▶ [What you need to do]:
In how many lines of the data does the word "matplotlib" appear? Give the number by itself.

▶ [Data shown]:
↓

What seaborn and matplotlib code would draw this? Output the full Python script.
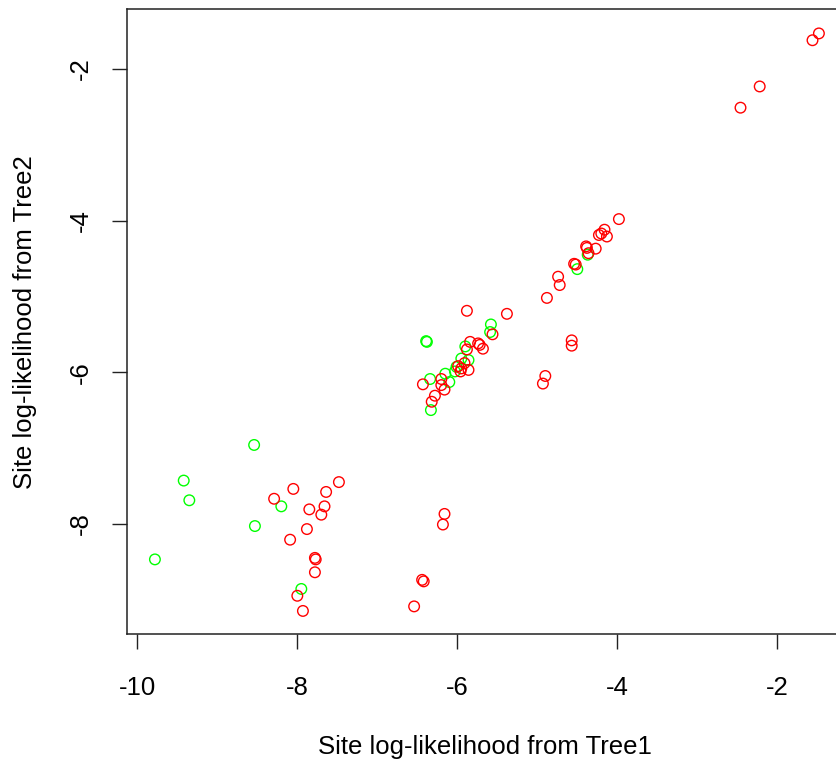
import matplotlib
matplotlib.use("Agg")
import matplotlib.pyplot as plt
import seaborn as sns
import pandas as pd

# Data
red_x = [-7.48, -8.05, -7.64, -8.29, -7.85, -7.66, -7.70, -7.88, -8.09, -7.78, -7.77, -7.78, -8.00, -7.93,
         -6.16, -6.18, -6.44, -6.42, -6.54,
         -1.48, -1.56, -2.22, -2.46,
         -4.90, -4.93, -4.57, -4.57,
         -5.88, -5.38, -4.88, -5.56,
         -5.84, -5.74, -5.72, -5.68, -5.88,
         -5.91, -5.95, -5.99, -5.96, -5.86,
         -6.20, -6.43, -6.16, -6.20, -6.28, -6.32,
         -3.98, -4.16, -4.20, -4.13, -4.23, -4.27, -4.39, -4.38, -4.36, -4.54, -4.52, -4.74, -4.72]
red_y = [-7.45, -7.54, -7.58, -7.67, -7.81, -7.77, -7.88, -8.07, -8.21, -8.45, -8.47, -8.64, -8.95, -9.15,
         -7.87, -8.01, -8.74, -8.76, -9.09,
         -1.53, -1.62, -2.23, -2.51,
         -6.05, -6.15, -5.58, -5.65,
         -5.19, -5.23, -5.02, -5.50,
         -5.60, -5.62, -5.64, -5.69, -5.70,
         -5.88, -5.95, -5.92, -5.99, -5.97,
         -6.09, -6.16, -6.23, -6.17, -6.31, -6.39,
         -3.98, -4.12, -4.17, -4.21, -4.19, -4.37, -4.34, -4.36, -4.43, -4.57, -4.58, -4.74, -4.85]

green_x = [-8.54, -9.42, -9.35, -8.20, -8.53, -9.78, -7.95,
           -5.58, -5.59, -6.39, -6.38,
           -5.90, -5.95, -5.86, -6.01, -6.03, -6.15, -6.10, -6.34, -6.33,
           -4.37, -4.50]
green_y = [-6.96, -7.43, -7.69, -7.77, -8.03, -8.47, -8.86,
           -5.37, -5.47, -5.59, -5.60,
           -5.66, -5.82, -5.84, -5.93, -5.99, -6.02, -6.13, -6.09, -6.50,
           -4.45, -4.64]

x_ticks = [-10, -8, -6, -4, -2]
y_ticks = [-8, -6, -4, -2]
x_label = "Site log-likelihood from Tree1"
y_label = "Site log-likelihood from Tree2"

df = pd.DataFrame({
    "x": green_x + red_x,
    "y": green_y + red_y,
    "grp": ["green"] * len(green_x) + ["red"] * len(red_x),
})

sns.set_style("white")
plt.rcParams["font.family"] = ["Liberation Sans", "DejaVu Sans"]
plt.rcParams["text.color"] = "black"
plt.rcParams["axes.labelcolor"] = "black"

fig = plt.figure(figsize=(8.36, 7.63), dpi=100)
ax = fig.add_axes([0.1523, 0.1691, 0.855, 0.8187])

sns.scatterplot(data=df, x="x", y="y", hue="grp",
                palette={"green": "#00FF00", "red": "#FF0000"},
                marker="o", s=58, linewidth=1.0, legend=False, ax=ax)
coll = ax.collections[0]
fcs = coll.get_facecolors()
coll.set_edgecolors(fcs)
coll.set_facecolors("none")

ax.set_xlim(-10.125, -1.19)
ax.set_ylim(-9.454, -1.212)
ax.set_xticks(x_ticks)
ax.set_yticks(y_ticks)
ax.set_xticklabels([str(t) for t in x_ticks])
ax.set_yticklabels([str(t) for t in y_ticks], rotation=90, va="center")

for sp in ax.spines.values():
    sp.set_color("#222222")
    sp.set_linewidth(1.1)

ax.tick_params(axis="both", direction="out", length=11, width=1.0,
               color="#222222", labelsize=18.5, labelcolor="black",
               bottom=True, left=True)
ax.tick_params(axis="x", pad=19)
ax.tick_params(axis="y", pad=13.5)

ax.set_xlabel(x_label, fontsize=18.5, va="center", color="black")
ax.set_ylabel(y_label, fontsize=18.5, va="center", color="black")
ax.xaxis.set_label_coords(0.5, -0.181)
ax.yaxis.set_label_coords(-0.143, 0.5)

fig.savefig("out.png", dpi=100)
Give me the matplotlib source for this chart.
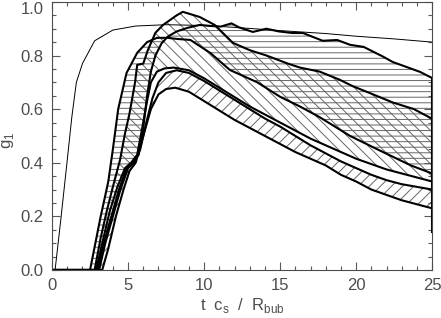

↑

▶ [Completed exercise]:
5